Termini Imerese e i sogni infranti di gloria Una lettera dei cittadini per salvare la città

Parlare di Termini Imerese è parlare di un sogno infranto, quello del grande polo industriale della Sicilia Occidentale, tra il progetto faraonico del grande interporto, le aziende fiorenti fuori e dentro dalla zona industriale e la fiat che, nel suo momento di massimo splendore, riusciva a mantenere decorosamente quasi quattromila famiglie tra fabbrica e indotto. Primo baluardo del parco delle Madonie, Termini Imerese era punto di riferimento per tutto il comprensorio, con gente che arrivava da tutto l’entroterra preferendo per lo shopping la cittadina, fornita pure dei negozi griffati da grandi marche, alla più caotica Palermo. Il risveglio, brusco, cattivo, è arrivato con il naufragare del progetto Fiat, con la casa automobilistica che lascia la Sicilia, gli anni di limbo e proteste operaie e infine il flop Blutec. Termini si è ritrovata sola, con un tenore di vita troppo alto per le proprie ritrovate condizioni, e senza un piano B. Senza un’alternativa che potesse dare nuova, diversa, vita alla città, tra risorse monumentali e archeologiche che avrebbero fatto le fortune di qualunque altro luogo e che nel Termitano ci si chiede se, forse, non fosse stato meglio non scoprirle.

Un presente non particolarmente roseo, dunque, ma «da qualche parte bisogna pur cominciare», come dice Alfonso Lo Cascio, giornalista e portavoce di cento cittadini termitani che hanno apposto la propria firma su un documento, una lettera per dare una scossa alla città invitando i propri concittadini a investire sul territorio comprando termitano. « Il nostro è un appello – dice – Viviamo una situazione difficilissima iniziata con la chiusura della Fiat che, insieme a quella che è una crisi generale, ha fatto sì che la città sia quasi in ginocchio. Questa è una città che sta morendo, con la chiusura costante di attività commerciali e botteghe artigiane. Bisognava dare una sorta di sterzata, invitando i cittadini comprare nella loro città, ma anche avere idea di recuperare il senso di appartenenza cittadina e le fila di un tessuto che si è perso nel tempo».
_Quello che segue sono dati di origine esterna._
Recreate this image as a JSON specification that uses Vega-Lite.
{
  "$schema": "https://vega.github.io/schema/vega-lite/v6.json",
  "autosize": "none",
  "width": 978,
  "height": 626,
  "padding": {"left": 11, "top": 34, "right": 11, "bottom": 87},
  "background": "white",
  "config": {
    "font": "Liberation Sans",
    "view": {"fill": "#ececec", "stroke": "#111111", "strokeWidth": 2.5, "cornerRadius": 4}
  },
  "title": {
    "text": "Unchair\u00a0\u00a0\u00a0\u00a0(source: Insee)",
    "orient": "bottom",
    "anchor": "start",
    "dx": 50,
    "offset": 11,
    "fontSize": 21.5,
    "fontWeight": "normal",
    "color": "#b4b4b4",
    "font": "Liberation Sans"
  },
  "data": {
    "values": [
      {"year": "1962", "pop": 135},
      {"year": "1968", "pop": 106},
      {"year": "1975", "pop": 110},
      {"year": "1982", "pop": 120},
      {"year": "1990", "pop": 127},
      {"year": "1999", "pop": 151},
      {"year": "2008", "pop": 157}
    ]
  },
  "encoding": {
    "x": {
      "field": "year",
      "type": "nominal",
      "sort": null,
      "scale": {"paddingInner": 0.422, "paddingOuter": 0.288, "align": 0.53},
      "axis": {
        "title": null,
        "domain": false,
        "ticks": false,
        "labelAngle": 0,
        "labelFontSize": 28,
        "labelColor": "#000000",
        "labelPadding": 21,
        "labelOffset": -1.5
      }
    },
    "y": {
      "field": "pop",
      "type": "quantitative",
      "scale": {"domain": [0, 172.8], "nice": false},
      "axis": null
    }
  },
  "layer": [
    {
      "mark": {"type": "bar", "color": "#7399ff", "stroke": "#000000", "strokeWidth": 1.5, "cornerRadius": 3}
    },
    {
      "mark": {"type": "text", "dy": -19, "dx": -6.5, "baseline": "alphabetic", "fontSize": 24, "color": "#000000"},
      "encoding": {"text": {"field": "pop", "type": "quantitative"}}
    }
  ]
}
Dietro i cento cittadini non ci sarebbe nessun movimento politico, anche se alla politica vengono riconosciute diverse responsabilità. «Avere avuto negli ultimi due anni per ben due volte il commissario certo non ha aiutato – Continua Lo Cascio – Siamo un gruppo di persone che hanno riflettuto su quella che era, in fondo, la città, non da un’organizzazione in particolare. Persone impegnate, mosse dalla voglia di provare a vedere cosa si riesce fare. Una delle cose più semplici è andarsene via, noi abbiamo scelto di restare». In effetti il declino del polo termitano non è stato solo legato all’automobile, persino il mercato ittico ha chiuso e quello ortofrutticolo è stato molto ridimensionato, mentre l’emigrazione sta raggiungendo livelli preoccupanti. «Sono stato di recente a Milano – dice ancora Lo Cascio – Ho parlato con delle insegnanti originarie di qui che mi hanno detto: “Ci vediamo a Milano con le stesse persone che frequentavamo a Termini qualche anno fa”».
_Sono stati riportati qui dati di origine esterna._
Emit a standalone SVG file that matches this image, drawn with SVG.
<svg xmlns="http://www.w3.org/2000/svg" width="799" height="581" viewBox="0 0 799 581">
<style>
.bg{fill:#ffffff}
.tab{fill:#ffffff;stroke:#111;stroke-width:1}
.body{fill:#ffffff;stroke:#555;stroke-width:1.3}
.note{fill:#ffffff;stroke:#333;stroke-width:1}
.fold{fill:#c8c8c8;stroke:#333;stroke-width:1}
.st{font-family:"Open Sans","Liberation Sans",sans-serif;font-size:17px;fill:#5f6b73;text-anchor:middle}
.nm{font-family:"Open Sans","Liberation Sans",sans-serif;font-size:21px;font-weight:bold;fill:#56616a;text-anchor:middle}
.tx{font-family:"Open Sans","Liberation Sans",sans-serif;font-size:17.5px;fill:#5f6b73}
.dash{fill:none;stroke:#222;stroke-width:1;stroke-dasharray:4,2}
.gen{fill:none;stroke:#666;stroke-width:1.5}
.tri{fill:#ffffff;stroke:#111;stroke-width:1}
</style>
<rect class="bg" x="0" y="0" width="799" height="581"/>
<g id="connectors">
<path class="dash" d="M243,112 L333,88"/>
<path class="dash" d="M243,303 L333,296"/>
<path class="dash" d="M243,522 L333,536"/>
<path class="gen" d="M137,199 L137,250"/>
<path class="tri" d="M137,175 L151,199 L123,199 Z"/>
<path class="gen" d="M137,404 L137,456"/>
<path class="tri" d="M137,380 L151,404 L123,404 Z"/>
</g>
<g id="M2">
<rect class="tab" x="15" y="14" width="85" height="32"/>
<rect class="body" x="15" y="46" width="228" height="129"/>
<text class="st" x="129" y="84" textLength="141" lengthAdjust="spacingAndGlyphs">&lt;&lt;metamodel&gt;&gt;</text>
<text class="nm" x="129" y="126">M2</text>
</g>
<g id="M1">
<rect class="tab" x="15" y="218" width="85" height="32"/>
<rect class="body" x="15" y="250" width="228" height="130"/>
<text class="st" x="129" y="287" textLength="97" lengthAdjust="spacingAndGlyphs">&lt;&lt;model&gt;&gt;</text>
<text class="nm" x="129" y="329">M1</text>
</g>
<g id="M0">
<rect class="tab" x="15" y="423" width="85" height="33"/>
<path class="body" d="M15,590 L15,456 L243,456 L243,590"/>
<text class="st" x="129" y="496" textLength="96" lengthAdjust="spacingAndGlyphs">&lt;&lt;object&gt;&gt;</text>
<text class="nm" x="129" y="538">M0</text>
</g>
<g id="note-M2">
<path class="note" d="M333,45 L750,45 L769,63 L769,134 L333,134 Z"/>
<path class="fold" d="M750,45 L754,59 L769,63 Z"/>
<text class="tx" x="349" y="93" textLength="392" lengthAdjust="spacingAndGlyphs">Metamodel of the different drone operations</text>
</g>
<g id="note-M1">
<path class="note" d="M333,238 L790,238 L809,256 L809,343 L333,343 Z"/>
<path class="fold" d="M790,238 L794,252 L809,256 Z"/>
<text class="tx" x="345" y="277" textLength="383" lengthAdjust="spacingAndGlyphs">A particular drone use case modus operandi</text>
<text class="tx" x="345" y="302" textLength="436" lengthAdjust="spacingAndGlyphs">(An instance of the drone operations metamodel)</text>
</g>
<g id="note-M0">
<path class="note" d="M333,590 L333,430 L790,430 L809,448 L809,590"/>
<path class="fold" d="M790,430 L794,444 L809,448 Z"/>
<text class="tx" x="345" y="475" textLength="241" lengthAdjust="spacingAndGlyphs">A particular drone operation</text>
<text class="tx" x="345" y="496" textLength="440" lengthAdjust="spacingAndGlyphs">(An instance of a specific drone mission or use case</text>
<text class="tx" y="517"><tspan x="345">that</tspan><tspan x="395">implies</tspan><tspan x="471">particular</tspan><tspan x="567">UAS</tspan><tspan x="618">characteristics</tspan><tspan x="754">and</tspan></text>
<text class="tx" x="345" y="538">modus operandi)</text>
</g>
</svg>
E intanto Termini Imerese non riesce a vendersi per come meriterebbe. «Non si riesce a fare promozione turistica in modo efficiente». Già detto della zona archeologica Himera, Termini vanta una continuità significativa che va dalla preistoria all’età moderna, c’è anche uno dei tre anfiteatri romani sopravvissuti in Sicilia. «Rispetto a queste potenzialità non si decolla, non ci si prova. Non c’è nemmeno uno stallo per pullman. Manchiamo delle cose essenziali per potere accogliere i turisti. Ed eventi come l’estate termitana, che era diventata piuttosto rinomata, sono praticamente scomparsa. Paghiamo lo scotto di anni di immobilismo. Il 29 febbraio e il primo marzo siamo riusciti a ottenere che la giornata internazionale delle guide turistiche si tenesse a Termini, con l’idea di far vedere le possibilità di questa città».
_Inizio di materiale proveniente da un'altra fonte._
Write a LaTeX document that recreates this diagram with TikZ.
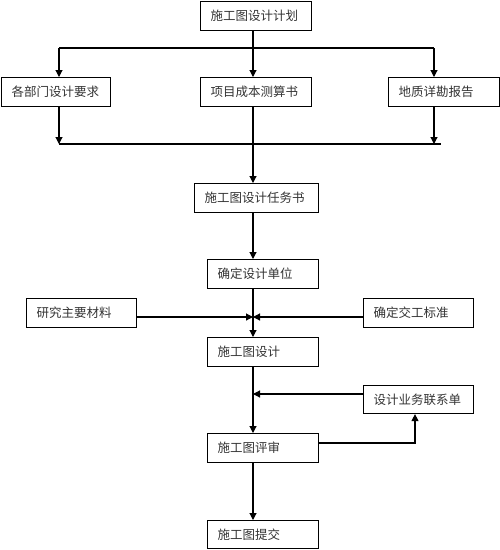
\documentclass[tikz,border=0pt]{standalone}
\usepackage{fontspec}
\newfontfamily\cjk{Noto Sans CJK SC}
\usepackage{tikz}
\usetikzlibrary{arrows.meta}

\begin{document}
\begin{tikzpicture}[x=1pt, y=-1pt,
    box/.style={draw, line width=1.1pt, anchor=north west, minimum height=29pt,
        inner xsep=10pt, inner ysep=0pt, align=left, text=black!80,
        font=\cjk\fontsize{12.5}{14}\selectfont},
    arr/.style={line width=1.1pt, -{Triangle[length=7pt,width=7pt]}},
    ln/.style={line width=1.1pt}]

\useasboundingbox (0,0) rectangle (500,550);

% top
\node[box, text width=91pt] (plan) at (200,1) {施工图设计计划};

\node[box, text width=89pt] (dept) at (1,77) {各部门设计要求};
\node[box, text width=91pt] (cost) at (200,77) {项目成本测算书};
\node[box, text width=91pt] (geo) at (388,77) {地质详勘报告};

\node[box, text width=104pt] (task) at (194,183) {施工图设计任务书};
\node[box, text width=91pt] (unit) at (207,259) {确定设计单位};

% sides
\node[box, text width=90pt] (mat) at (26,298) {研究主要材料};
\node[box, text width=90pt] (std) at (363,298) {确定交工标准};

\node[box, text width=91pt] (design) at (207,337) {施工图设计};
\node[box, text width=90pt, minimum height=28pt] (memo) at (363,385) {设计业务联系单};
\node[box, text width=91pt] (review) at (207,433) {施工图评审};
\node[box, text width=91pt, minimum height=28pt] (submit) at (207,520) {施工图提交};

\coordinate (split) at (253,48);
\coordinate (splitL) at (59,48);
\coordinate (splitR) at (434,48);
\coordinate (joinL) at (59,144);
\coordinate (joinR) at (441,144);
\coordinate (meet) at (253,317);
\coordinate (fb) at (253,394);
\coordinate (ret) at (415,443);

% split
\draw[ln] (plan.south -| split) -- (split);
\draw[ln] (splitL) -- (splitR);
\draw[arr] (splitL) -- (splitL |- dept.north);
\draw[arr] (split) -- (split |- cost.north);
\draw[arr] (splitR) -- (splitR |- geo.north);

% join
\draw[ln] (joinL) -- (joinR);
\draw[arr] (dept.south -| joinL) -- (joinL);
\draw[arr] (geo.south -| splitR) -- (splitR |- joinL);

% main line
\draw[arr] (cost.south -| split) -- (split |- task.north);
\draw[arr] (task.south -| split) -- (split |- unit.north);
\draw[arr] (unit.south -| split) -- (split |- design.north);
\draw[arr] (mat.east |- meet) -- (meet);
\draw[arr] (std.west |- meet) -- (meet);
\draw[arr] (design.south -| split) -- (split |- review.north);
\draw[arr] (memo.west |- fb) -- (fb);
\draw[arr] (review.east |- ret) -- (ret) -- (memo.south -| ret);
\draw[arr] (review.south -| split) -- (split |- submit.north);

\end{tikzpicture}
\end{document}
Ma com’è stata accolta questa lettera dei cittadini termitani dai cittadini termitani? «Piuttosto bene – conclude Lo Cascio – Tanti si sono detti disponibili, si sono messi a disposizione offrendo tempo e collaborazione. Certo, qualche negoziante si è rifiutato di appendere la nostra lettera, forse troppo scoraggiato, però persino un cittadino emigrato a Chiavari ci ha scritto per farci sentire la propria vicinanza, sono piccoli segnali che ti rendono ottimista».